A Federal High Court, Abuja, on Wednesday, said that the former Finance Minister, Mrs Kemi Adeosun, did not need the National Youth Service Scheme (NYSC) exemption certificate to take up a ministerial appointment or vie for an elective office in the country.
POLITICS NIGERIA gathered that Justice Taiwo Taiwo, in a judgment, held that Adeosun was not qualified to have participated in the scheme when she graduated at 22 years because she was then a British citizen.
Justice Taiwo further held that as at when she formally returned to Nigeria and became a Nigerian citizen at over 30 years, she was not eligible to present herself for the NYSC service.
The judge said Adeosun or anyone did not require a discharge certificate of NYSC to qualify to contest election to the House of Representatives or be appointed a minister in Nigeria.The former finance minister, who was enmeshed in allegation of NYSC certificate forgery, resigned her appointment in 2018.
Adeosun, in an originating summon with suit number: FHC/ABJ/CS/303/2021 filed on March 11 by her lawyer, Wole Olanipekun, SAN, listed the Attorney General of the Federation (AGF) as the sole defendant.
Justice Taiwo, while delivering the judgment, stressed that the NYSC certificate, based on the Constitution of the Federal Republic of Nigeria, is not a mandatory requirement for holding a political office in the country. He held that Adeosun, from available facts, was a United Kingdom (UK) citizen having been born in the UK in 1967 and remained there till 2003 when she came back to Nigeria.
He said that Adeosun became a Nigerian citizen by virtue of the 1999 Constitution which came into force on May 29 of the year, therefore, the NYSC Act would have no effect on her.

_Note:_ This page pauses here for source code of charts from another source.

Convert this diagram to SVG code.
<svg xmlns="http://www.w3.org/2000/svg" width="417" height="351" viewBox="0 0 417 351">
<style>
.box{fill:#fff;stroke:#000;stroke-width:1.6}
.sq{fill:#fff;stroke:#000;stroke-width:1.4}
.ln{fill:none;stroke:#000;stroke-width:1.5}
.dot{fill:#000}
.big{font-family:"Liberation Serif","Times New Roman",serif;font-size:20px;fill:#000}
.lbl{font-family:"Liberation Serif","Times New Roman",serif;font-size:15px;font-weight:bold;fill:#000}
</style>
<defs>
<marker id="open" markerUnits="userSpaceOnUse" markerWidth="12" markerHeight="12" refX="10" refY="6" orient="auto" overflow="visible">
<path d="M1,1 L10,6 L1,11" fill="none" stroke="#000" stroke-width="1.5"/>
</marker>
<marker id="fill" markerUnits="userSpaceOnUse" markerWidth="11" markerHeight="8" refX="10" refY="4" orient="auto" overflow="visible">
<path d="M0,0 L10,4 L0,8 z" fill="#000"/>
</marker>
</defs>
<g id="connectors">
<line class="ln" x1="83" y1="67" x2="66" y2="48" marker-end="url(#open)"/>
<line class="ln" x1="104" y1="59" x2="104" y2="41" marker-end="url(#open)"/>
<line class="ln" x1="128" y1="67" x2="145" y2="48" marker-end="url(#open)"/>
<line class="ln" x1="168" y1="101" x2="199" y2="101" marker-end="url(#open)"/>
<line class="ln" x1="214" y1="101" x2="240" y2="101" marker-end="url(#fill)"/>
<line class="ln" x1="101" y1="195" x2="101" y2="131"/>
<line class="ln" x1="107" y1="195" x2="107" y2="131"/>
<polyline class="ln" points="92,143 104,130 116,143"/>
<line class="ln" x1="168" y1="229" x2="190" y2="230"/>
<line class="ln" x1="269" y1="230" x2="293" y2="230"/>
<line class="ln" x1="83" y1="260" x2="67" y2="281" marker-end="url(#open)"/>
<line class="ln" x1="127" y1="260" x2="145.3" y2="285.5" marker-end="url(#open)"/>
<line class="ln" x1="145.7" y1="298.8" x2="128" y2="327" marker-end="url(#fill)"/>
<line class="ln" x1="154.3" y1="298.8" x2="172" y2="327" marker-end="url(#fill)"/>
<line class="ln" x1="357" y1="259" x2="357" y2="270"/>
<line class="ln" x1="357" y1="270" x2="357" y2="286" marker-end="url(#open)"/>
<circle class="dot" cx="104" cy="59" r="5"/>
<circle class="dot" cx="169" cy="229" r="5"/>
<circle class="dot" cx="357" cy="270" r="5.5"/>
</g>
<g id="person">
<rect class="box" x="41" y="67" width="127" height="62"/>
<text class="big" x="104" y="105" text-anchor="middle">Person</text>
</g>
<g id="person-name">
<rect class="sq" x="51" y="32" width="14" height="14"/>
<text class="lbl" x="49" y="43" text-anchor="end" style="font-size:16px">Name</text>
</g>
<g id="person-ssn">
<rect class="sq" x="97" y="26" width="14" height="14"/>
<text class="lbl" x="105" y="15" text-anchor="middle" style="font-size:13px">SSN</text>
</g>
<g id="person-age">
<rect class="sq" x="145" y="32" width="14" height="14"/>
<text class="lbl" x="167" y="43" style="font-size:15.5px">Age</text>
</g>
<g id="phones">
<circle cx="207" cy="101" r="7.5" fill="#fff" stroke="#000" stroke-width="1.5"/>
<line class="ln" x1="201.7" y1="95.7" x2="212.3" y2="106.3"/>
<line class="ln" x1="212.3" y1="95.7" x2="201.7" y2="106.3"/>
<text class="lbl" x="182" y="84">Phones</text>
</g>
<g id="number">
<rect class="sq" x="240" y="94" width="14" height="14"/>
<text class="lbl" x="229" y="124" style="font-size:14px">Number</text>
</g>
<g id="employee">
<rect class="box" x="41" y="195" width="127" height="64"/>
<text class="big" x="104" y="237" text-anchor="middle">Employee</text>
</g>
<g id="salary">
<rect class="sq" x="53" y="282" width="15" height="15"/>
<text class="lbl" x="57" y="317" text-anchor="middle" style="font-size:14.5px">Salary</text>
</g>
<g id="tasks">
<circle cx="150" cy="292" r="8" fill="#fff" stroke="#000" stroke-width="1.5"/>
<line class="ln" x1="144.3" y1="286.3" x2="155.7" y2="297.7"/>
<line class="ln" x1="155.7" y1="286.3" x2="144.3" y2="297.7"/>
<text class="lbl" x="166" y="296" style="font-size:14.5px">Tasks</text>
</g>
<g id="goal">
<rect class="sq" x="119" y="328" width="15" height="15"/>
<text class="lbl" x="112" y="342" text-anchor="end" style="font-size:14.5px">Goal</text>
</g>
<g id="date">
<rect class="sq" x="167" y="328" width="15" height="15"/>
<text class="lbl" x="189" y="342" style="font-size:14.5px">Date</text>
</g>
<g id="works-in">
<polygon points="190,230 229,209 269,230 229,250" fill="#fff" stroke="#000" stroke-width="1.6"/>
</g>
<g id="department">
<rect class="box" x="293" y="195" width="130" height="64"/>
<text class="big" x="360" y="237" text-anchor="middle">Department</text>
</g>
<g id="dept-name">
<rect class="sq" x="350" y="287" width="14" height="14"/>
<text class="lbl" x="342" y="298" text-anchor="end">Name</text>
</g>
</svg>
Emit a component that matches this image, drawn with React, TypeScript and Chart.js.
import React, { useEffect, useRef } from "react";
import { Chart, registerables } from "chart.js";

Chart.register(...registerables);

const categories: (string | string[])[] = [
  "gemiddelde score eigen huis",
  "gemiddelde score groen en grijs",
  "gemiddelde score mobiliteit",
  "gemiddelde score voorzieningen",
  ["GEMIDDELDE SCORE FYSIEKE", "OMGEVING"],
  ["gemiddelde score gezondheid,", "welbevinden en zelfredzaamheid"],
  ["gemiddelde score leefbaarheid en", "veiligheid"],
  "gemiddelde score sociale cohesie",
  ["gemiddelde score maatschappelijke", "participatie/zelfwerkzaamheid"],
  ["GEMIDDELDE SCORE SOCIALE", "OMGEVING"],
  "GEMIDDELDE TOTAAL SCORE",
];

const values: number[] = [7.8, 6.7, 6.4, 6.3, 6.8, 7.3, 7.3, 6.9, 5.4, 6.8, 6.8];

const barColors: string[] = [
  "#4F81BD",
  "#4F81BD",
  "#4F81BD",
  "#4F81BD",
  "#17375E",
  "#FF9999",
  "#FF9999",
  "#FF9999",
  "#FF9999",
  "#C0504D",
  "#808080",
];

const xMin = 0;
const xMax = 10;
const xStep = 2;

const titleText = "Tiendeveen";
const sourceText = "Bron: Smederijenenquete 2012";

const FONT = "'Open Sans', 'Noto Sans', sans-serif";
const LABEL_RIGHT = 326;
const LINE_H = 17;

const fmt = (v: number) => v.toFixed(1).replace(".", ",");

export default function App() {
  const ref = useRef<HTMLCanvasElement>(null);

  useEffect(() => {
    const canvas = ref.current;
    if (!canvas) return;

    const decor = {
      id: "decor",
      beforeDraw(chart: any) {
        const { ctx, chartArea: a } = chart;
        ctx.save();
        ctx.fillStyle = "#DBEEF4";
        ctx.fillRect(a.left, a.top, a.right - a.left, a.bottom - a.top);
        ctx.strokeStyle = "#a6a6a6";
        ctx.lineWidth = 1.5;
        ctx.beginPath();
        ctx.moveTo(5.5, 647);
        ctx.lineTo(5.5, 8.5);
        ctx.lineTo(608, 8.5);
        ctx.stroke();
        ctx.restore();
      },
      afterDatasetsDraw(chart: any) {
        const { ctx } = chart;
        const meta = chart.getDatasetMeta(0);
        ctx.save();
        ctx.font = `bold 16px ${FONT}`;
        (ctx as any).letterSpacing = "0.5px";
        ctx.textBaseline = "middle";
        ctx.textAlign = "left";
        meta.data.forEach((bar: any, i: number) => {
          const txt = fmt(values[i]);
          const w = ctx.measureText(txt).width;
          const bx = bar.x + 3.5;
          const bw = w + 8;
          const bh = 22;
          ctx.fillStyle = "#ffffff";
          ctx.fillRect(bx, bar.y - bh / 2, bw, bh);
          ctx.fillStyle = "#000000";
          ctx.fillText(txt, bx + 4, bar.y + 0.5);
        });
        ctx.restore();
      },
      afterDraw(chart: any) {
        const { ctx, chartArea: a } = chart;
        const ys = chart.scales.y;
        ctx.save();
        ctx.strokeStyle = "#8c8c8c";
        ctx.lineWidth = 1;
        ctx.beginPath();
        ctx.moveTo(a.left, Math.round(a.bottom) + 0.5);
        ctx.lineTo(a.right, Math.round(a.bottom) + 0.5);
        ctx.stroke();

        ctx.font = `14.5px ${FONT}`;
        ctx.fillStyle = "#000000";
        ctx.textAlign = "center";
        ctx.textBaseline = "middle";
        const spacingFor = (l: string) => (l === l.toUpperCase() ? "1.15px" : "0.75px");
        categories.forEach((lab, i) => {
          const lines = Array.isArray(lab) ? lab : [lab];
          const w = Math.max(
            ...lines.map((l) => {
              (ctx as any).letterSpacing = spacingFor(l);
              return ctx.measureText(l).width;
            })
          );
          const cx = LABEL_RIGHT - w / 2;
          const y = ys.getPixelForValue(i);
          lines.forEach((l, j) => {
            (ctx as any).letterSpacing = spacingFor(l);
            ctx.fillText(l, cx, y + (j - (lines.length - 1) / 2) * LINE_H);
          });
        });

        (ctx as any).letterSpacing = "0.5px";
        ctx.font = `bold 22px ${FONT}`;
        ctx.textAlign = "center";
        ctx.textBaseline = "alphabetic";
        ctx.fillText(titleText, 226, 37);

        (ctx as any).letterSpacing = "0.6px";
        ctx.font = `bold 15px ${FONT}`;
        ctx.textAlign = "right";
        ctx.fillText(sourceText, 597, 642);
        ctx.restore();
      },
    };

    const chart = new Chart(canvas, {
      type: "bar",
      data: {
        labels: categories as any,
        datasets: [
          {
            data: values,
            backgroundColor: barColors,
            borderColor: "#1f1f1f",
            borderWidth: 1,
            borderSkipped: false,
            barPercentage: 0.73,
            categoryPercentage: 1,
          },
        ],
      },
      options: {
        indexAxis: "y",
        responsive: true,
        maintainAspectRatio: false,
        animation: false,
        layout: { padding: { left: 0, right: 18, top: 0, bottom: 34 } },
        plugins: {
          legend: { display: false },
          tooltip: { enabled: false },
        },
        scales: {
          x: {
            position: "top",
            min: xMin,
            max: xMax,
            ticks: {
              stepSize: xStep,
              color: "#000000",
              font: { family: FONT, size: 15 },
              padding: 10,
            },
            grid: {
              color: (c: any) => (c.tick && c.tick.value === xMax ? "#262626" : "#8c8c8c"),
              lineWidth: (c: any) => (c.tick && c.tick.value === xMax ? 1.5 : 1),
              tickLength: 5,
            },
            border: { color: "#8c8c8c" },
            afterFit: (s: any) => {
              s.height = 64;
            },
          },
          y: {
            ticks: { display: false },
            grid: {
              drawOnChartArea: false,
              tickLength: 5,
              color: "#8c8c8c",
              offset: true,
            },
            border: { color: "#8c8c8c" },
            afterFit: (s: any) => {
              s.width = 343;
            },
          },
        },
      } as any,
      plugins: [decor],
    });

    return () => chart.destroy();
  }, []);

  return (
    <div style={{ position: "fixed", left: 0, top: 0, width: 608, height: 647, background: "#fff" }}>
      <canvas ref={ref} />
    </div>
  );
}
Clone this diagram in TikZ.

Taiwo held that the former minister would have committed a grave crime against Nigeria if she had participated in the NYSC, having attained the exemption age of 36 years. The judge also noted that the AGF, in his counter affidavit, did not challenge the avirement of the plaintiff. He further noted that the defendant, in one of the paragraphs of the application, stated that the Federal Government neither withdrew the ministerial appointment of the plaintiff nor asked her to resign, but that Adeosun resigned on her on accord.
“I am of the view that denying the plaintiff of the relieves sought is not going to be doing justice to the matter,” the judge held.
The judge, therefore, granted all the four relieves sought for determination by the former minister.
In the application, she sought a declaration that she is under no constitutional disability, disadvantage, prohibition, inhibition or disqualification to hold any of the following offices established by the Constitution, to wit: offices of member of the House of Assembly of a State, a Commissioner in the State Executive Council; Governor of a State; member of the National Assembly; Minister in the Federal Executive Council, on grounds that she did not participate in the NYSC scheme, established by the National Youth Service Corps Act, CAP N84, LFN 2004, among others.